A little over a year ago, I discussed the prospects for the Republicans: How does a party with a base that orients older, Christian, anti-gay and anti-nonwhite (please note that is not as an indictment of all Repubs, only a large chunk) survive in a country that’s becoming increasingly gay friendly, predominantly Hispanic and atheist/unaffiliated.
Since then, I’ve linked to several articles (which I can’t find the links to just now) arguing that the Republicans will survive. One argument is that they’ll moderate their policies to stay in the game, no matter how unlikely that seems now. Another is that they’ll simply shift gears: If Hispanics become acceptable, they’ll find some other minority to target (similar to how past threats to the White Race faded without ending white racial fears). Thinking it over, I suspect both positions are right: Republicans will shift on some points, stand firm on others:
•Gay rights. I’m pretty sure that if I live as long as I hope to, I’ll see Republicans embrace gay marriage. Anti-gay activism won’t disappear but it’ll become a fringe rather than mainstream, as unthinkable as openly endorsing a return to Jim Crow. Support for gay rights is so overwhelming among people 30 and under, I don’t think there’s any way the Repubs can keep it up (or will even want to).
•Hispanics. I suspect that likewise I’ll die seeing Latinos lumped in with white people. Anti-immigration fever may still be around, but they’ll fixate on some other threat to racial purity.
•Blacks. White/black issues run deeper than any other racial questions in America. While I think we’ll see continuing improvement, I suspect the racial gap is woven deeper than can be knitted back together in my lifetime. Partly because it’s wrapped up with so much about America’s past that many people would rather not think of.
•Feminism. Women will keep making gains and the right will keep pushing back (as I’ve noted before). A patriarchal system is just too important to too many people, it affects too many people (equal rights for women change more people’s lives than gay marriage—and for some people, that’s not a good thing) and unlike homophobia, it’s not shifting that much as the generations change.

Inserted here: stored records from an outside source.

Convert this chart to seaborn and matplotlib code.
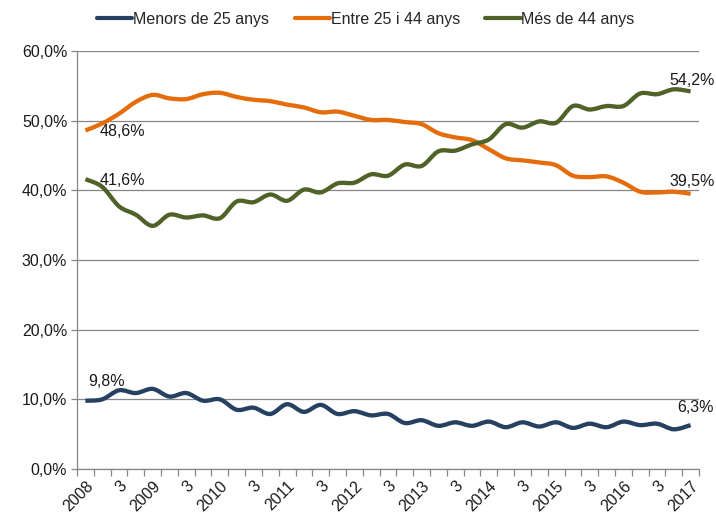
import numpy as np
import pandas as pd
import matplotlib as mpl
mpl.use('Agg')
import matplotlib.pyplot as plt
import seaborn as sns
from matplotlib.lines import Line2D
from matplotlib.path import Path
from matplotlib.patches import PathPatch

# quarterly shares, 2008 T1 .. 2017 T1
groups = ['Menors de 25 anys', 'Entre 25 i 44 anys', 'Més de 44 anys']
colors = ['#254061', '#E46C0A', '#4F6228']

menors = [9.8, 10.0, 11.3, 10.9, 11.5, 10.4, 10.9, 9.8, 10.0, 8.5,
          8.8, 7.9, 9.3, 8.2, 9.2, 7.9, 8.3, 7.7, 7.9, 6.6,
          7.0, 6.2, 6.7, 6.2, 6.8, 6.0, 6.7, 6.1, 6.7, 5.9,
          6.5, 6.0, 6.8, 6.3, 6.5, 5.7, 6.3]
entre = [48.6, 49.6, 51.0, 52.7, 53.7, 53.2, 53.1, 53.8, 54.0, 53.4,
         53.0, 52.8, 52.3, 51.9, 51.2, 51.3, 50.7, 50.1, 50.1, 49.8,
         49.5, 48.2, 47.6, 47.2, 45.9, 44.6, 44.3, 44.0, 43.6, 42.1,
         41.9, 42.0, 41.1, 39.8, 39.7, 39.8, 39.5]
mes = [41.6, 40.5, 37.7, 36.5, 34.9, 36.5, 36.1, 36.4, 36.0, 38.4,
       38.3, 39.4, 38.5, 40.1, 39.7, 41.0, 41.1, 42.3, 42.1, 43.7,
       43.5, 45.6, 45.7, 46.6, 47.3, 49.5, 49.0, 49.9, 49.7, 52.1,
       51.6, 52.1, 52.1, 53.9, 53.8, 54.5, 54.2]

tick_labels = ['2008', '3', '2009', '3', '2010', '3', '2011', '3', '2012', '3',
               '2013', '3', '2014', '3', '2015', '3', '2016', '3', '2017']

n = len(menors)
df = pd.DataFrame({
    't': list(range(n)) * 3,
    'grup': [groups[0]] * n + [groups[1]] * n + [groups[2]] * n,
    'pct': menors + entre + mes,
})


def smooth_line(ax, line):
    # redraw a seaborn line as a smooth bezier through the same points (Excel-style)
    xy = np.asarray(line.get_xydata())
    verts = [tuple(xy[0])]
    codes = [Path.MOVETO]
    for i in range(len(xy) - 1):
        p0 = xy[max(i - 1, 0)]
        p1 = xy[i]
        p2 = xy[i + 1]
        p3 = xy[min(i + 2, len(xy) - 1)]
        c1 = p1 + (p2 - p0) / 6
        c2 = p2 - (p3 - p1) / 6
        verts += [tuple(c1), tuple(c2), tuple(p2)]
        codes += [Path.CURVE4] * 3
    patch = PathPatch(Path(verts, codes), facecolor='none', edgecolor=line.get_color(),
                      linewidth=line.get_linewidth(), joinstyle='round', capstyle='butt',
                      zorder=line.get_zorder())
    ax.add_patch(patch)
    line.set_visible(False)


sns.set_theme(style='white')
plt.rcParams['font.family'] = ['Liberation Sans', 'DejaVu Sans']

grid_col = '#868686'
fig = plt.figure(figsize=(7.16, 5.12), dpi=100)
ax = fig.add_axes([77 / 716, 43 / 512, 622 / 716, 418 / 512])

sns.lineplot(data=df, x='t', y='pct', hue='grup', hue_order=groups,
             palette=dict(zip(groups, colors)), linewidth=3.1, ax=ax,
             legend=False)
for ln in list(ax.lines):
    smooth_line(ax, ln)

ax.set_xlim(-0.5, n - 0.5)
ax.set_ylim(0, 60)
ax.set_xlabel('')
ax.set_ylabel('')

# y axis
yt = np.arange(0, 61, 10)
ax.set_yticks(yt)
ax.set_yticklabels([f'{v:.1f}%'.replace('.', ',') for v in yt], fontsize=11.5, color='#1a1a1a')
ax.yaxis.grid(True, color=grid_col, linewidth=0.9)
ax.set_axisbelow(True)
ax.tick_params(axis='y', length=4, width=0.9, color=grid_col, pad=3, left=True)

# x axis: labels every half year, tick marks between quarters
ax.set_xticks(range(0, n, 2))
ax.set_xticklabels(tick_labels, rotation=45, ha='right', rotation_mode='anchor', fontsize=11.5, color='#1a1a1a')
ax.set_xticks(np.arange(-0.5, n, 1), minor=True)
ax.tick_params(axis='x', which='major', length=0, pad=7)
ax.tick_params(axis='x', which='minor', length=5, width=0.9, color=grid_col, bottom=True)

for side in ['top', 'right']:
    ax.spines[side].set_visible(False)
for side in ['left', 'bottom']:
    ax.spines[side].set_color(grid_col)
    ax.spines[side].set_linewidth(0.9)

# data labels at first and last points
kw = dict(fontsize=11.5, color='#1a1a1a', va='center', clip_on=False)
ax.text(0.87, entre[0] - 0.2, '48,6%', ha='left', **kw)
ax.text(0.87, mes[0] - 0.2, '41,6%', ha='left', **kw)
ax.text(0.15, menors[0] + 2.7, '9,8%', ha='left', **kw)
ax.text(n - 0.9, mes[-1] + 1.5, '54,2%', ha='center', **kw)
ax.text(n - 0.9, entre[-1] + 1.8, '39,5%', ha='center', **kw)
ax.text(n - 0.7, menors[-1] + 2.5, '6,3%', ha='center', **kw)

handles = [Line2D([], [], color=c, linewidth=3) for c in colors]
fig.legend(handles, groups, loc='center', bbox_to_anchor=(0.511, 0.962), ncol=3,
           frameon=False, fontsize=11.5, handlelength=2.2, handletextpad=0.05,
           columnspacing=1.6)

fig.savefig('out.png', dpi=100)
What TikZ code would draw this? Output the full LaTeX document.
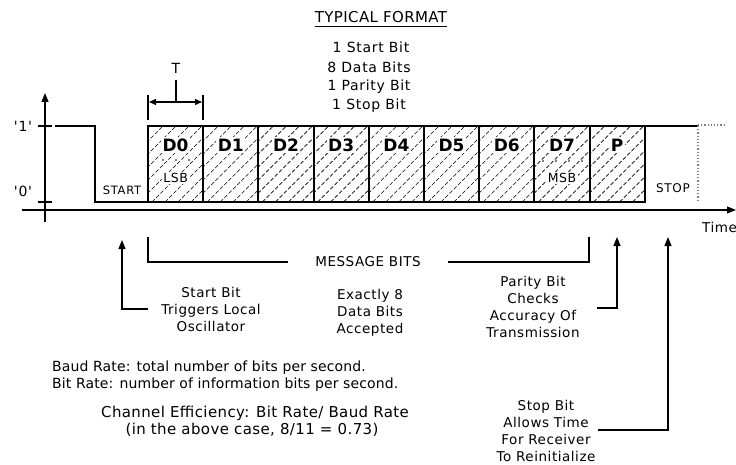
\documentclass[tikz,border=0pt]{standalone}
\usepackage{fontspec}
\setmainfont{DejaVu Sans}
\newfontfamily\fannot[LetterSpace=4]{DejaVu Sans}
\newfontfamily\flist[LetterSpace=5]{DejaVu Sans}
\newfontfamily\fwide[LetterSpace=2.5]{DejaVu Sans}
\newfontfamily\fbaud[LetterSpace=1]{DejaVu Sans}
\newfontfamily\fsmall[LetterSpace=6]{DejaVu Sans}
\usetikzlibrary{arrows.meta}
\tikzset{
  sig/.style={line width=2pt},
  thin/.style={line width=1.3pt},
  tri/.style={-{Triangle[length=9pt,width=7pt]}},
  txt/.style={inner sep=0pt, align=center},
  annot/.style={txt, font=\fannot\fontsize{13.5}{17}\selectfont},
  listtxt/.style={txt, font=\flist\fontsize{14}{17}\selectfont},
  widetxt/.style={txt, font=\fwide\fontsize{15}{17}\selectfont},
  baudtxt/.style={txt, font=\fbaud\fontsize{14}{17}\selectfont},
  smalltxt/.style={txt, font=\fsmall\fontsize{11.5}{14}\selectfont},
  bitlbl/.style={inner sep=1.5pt, fill=white, font=\fontsize{17}{17}\bfseries\selectfont},
  sublbl/.style={inner sep=1.5pt, fill=white, font=\fannot\fontsize{12.5}{12.5}\selectfont},
  hatch/.style={line width=0.6pt, dash pattern=on 4pt off 2pt},
}
\begin{document}
\begin{tikzpicture}[x=1pt,y=-1pt]
\useasboundingbox (0,0) rectangle (736,465);
% hatched boxes
\foreach \i in {0,...,8} {
  \pgfmathsetmacro{\xa}{148+55.2*\i}
  \pgfmathsetmacro{\xb}{148+55.2*(\i+1)}
  \begin{scope}
    \clip (\xa,126) rectangle (\xb,202);
    \foreach \k in {-100,-87,...,100} {
      \draw[hatch] (\xa+\k,202) -- (\xa+\k+76,126);
    }
  \end{scope}
  \draw[sig] (\xa,126) rectangle (\xb,202);
}
% labels
\node[bitlbl] (d0) at (175.6,145) {D0};
\node[bitlbl] (d1) at (230.8,145) {D1};
\node[bitlbl] (d2) at (286.0,145) {D2};
\node[bitlbl] (d3) at (341.2,145) {D3};
\node[bitlbl] (d4) at (396.4,145) {D4};
\node[bitlbl] (d5) at (451.6,145) {D5};
\node[bitlbl] (d6) at (506.8,145) {D6};
\node[bitlbl] (d7) at (562.0,145) {D7};
\node[bitlbl] (p) at (617.2,145) {P};
\node[sublbl] (lsb) at (175.6,178) {LSB};
\node[sublbl] (msb) at (562.0,178) {MSB};
\foreach \x in {163,176,189} \fill (\x,160) circle (0.8pt);
\foreach \x in {543,556,569,582} \fill (\x,161) circle (0.8pt);
% signal
\draw[sig] (55,126) -- (95,126) -- (95,202) -- (148,202) -- (148,126) -- (698,126);
\draw[line width=1.2pt, gray, dotted] (698,126) -- (698,200);
\draw[line width=1.2pt, gray, dotted] (698,125) -- (726,125);
% axes
\coordinate (ya) at (45,222);
\coordinate (yb) at (45,93);
\draw[thin, tri] (ya) -- (yb);
\coordinate (xa) at (22,210);
\coordinate (xb) at (736,210);
\draw[thin, tri] (xa) -- (xb);
\draw[thin] (38,126) -- (52,126);
\draw[thin] (38,202) -- (52,202);
\node[listtxt] (one) at (23,126) {'1'};
\node[listtxt] (zero) at (23,191) {'0'};
\node[annot, anchor=east] (time) at (737,227) {Time};
\node[smalltxt] (start) at (122,190) {START};
\node[smalltxt, font=\fsmall\fontsize{12}{14}\selectfont] (stop) at (673,188) {STOP};
% T dimension
\draw[thin] (148,95) -- (148,120);
\draw[thin] (203,95) -- (203,120);
\draw[thin, {Triangle[length=7pt,width=6pt]}-{Triangle[length=7pt,width=6pt]}] (149,102) -- (202,102);
\draw[thin] (176,80) -- (176,102);
\node[listtxt] (T) at (176,68) {T};
% top text
\node[widetxt] (title) at (381,17) {TYPICAL FORMAT};
\draw[line width=1pt] (title.south west |- 0,27) -- (title.south east |- 0,27);
\node[listtxt] (f1) at (371,47) {1 Start Bit};
\node[listtxt] (f2) at (369,67) {8 Data Bits};
\node[listtxt] (f3) at (369,87) {1 Parity Bit};
\node[listtxt] (f4) at (369,106) {1 Stop Bit};
% lower annotations
\node[annot] (startbit) at (211,309) {Start Bit\\Triggers Local\\Oscillator};
\coordinate (sa) at (148,309);
\coordinate (sb) at (122,309);
\coordinate (sc) at (122,240);
\draw[thin, tri] (sa) -- (sb) -- (sc);
\node[annot] (msg) at (368,262) {MESSAGE BITS};
\coordinate (ma) at (148,237);
\coordinate (mb) at (148,262);
\coordinate (mc) at (589,237);
\coordinate (md) at (589,262);
\draw[thin] (ma) -- (mb) -- (288,262);
\draw[thin] (448,262) -- (md) -- (mc);
\node[annot] (exact) at (370,313) {Exactly 8\\Data Bits\\Accepted};
\node[annot] (parity) at (533,307) {Parity Bit\\Checks\\Accuracy Of\\Transmission};
\coordinate (pa) at (597,308);
\coordinate (pb) at (617,308);
\coordinate (pc) at (617,237);
\draw[thin, tri] (pa) -- (pb) -- (pc);
\node[annot] (stopbit) at (546,431) {Stop Bit\\Allows Time\\For Receiver\\To Reinitialize};
\coordinate (qa) at (598,430);
\coordinate (qb) at (668,430);
\coordinate (qc) at (668,237);
\draw[thin, tri] (qa) -- (qb) -- (qc);
\node[baudtxt, anchor=west] (baud) at (52,368) {Baud Rate: total number of bits per second.};
\node[baudtxt, anchor=west] (bit) at (52,385) {Bit Rate: number of information bits per second.};
\node[widetxt] (eff) at (255,413) {Channel Efficiency: Bit Rate/ Baud Rate};
\node[widetxt] (case) at (252,430) {(in the above case, 8/11 = 0.73)};
\end{tikzpicture}
\end{document}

And even having successful women on the right (Michele Bachman, SE Cupp, Condoleeza Rice) doesn’t disturb the underlying paradigm (they can be written off as outliers, or as specially chosen by God, and therefore an exception).
•Religion. I’m not sure on this one. The role of religion has shifted, ebbed and flowed in public life over the decades. At the moment, for a large chunk of evangelicals, the measure of their godliness is how Republican they are. Will their be enough of a base to keep Republicans wedded to conservative Christianity in years to come? Or will they shift? And how will the change in core issues (even among younger evangelicals, there’s higher support for gay marriage) affect the link? I guess we’ll see.
•Economy. I doubt we’ll see much of a change on this one. Deregulation will remain a passion, ditto union-busting, increasing power to corporations—hell, it will probably be even more mainstream in 30 years (I do hope I’m wrong on that one).
Time will tell how good a precog I am.